Ford Motor named two designers to shape the future of its North American product line.
Pat Schiavone and Ed Golden move directly under design chief J Mays. For the most part, Golden will be in charge of cars. Schiavone will be in charge of trucks. Mercury's two "co-chief" designers have new posts. (See box, Page 56.)
Golden had been in charge of designing Ford brand cars; Schiavone was chief designer of Ford's Tough Truck and Outfitter brands, which means SUVs and pickups, including the upcoming 2004 F series.
The reshuffling follows other changes: this summer's return of Lincoln Mercury to Dearborn, Mich., and February's realignment of product development into several distinct groups, based on types of vehicles.
The structure will replace a previous arrangement that had design chiefs for the Lincoln, Mercury and Ford brands.
As McGovern leaves, Lincoln's design direction is a work in progress, at best. The parent company is short on cash, and a resurgent Cadillac and world-class import brands are eager to snatch Lincoln customers.

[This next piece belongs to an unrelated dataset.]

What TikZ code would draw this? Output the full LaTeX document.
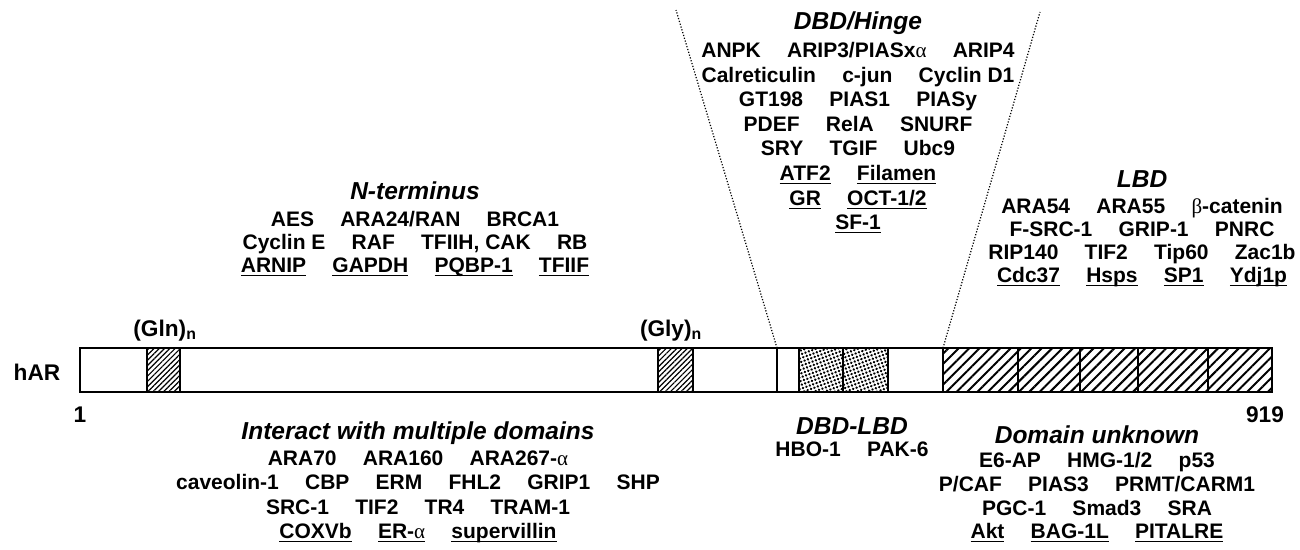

McGovern, 46, came to Ford through its purchase of Land Rover in early 1999. By August of that year, he had been called to California to steer Lincoln and Mercury design. At the time, Lincoln was part of the automaker's Premier Automotive Group, which included Aston Martin, Jaguar, Land Rover and Volvo.
With his pointed cowboy boots and his curly, shoulder-length hair (trimmed last year at the request of a girlfriend), McGovern cut a striking figure, even in the black-shirt world of automotive designers.
"Gerry I think was fine with Lincoln in the way that we were forming it out in California as a separate business unit, not in the Detroit area," says a person close to McGovern. "He had free rein to do his own thing. But that is all changed now, and I don't think he fits there anymore."
In March 2002, the grand vision painted by engineers was that by mid-decade, the first in a series of new rear-wheel Lincoln cars would bow to compete with the likes of Mercedes-Benz and BMW.
But later that year, as part of Ford's massive effort to slash costs, the automaker said that Lincoln and Mercury would return from California to Dearborn.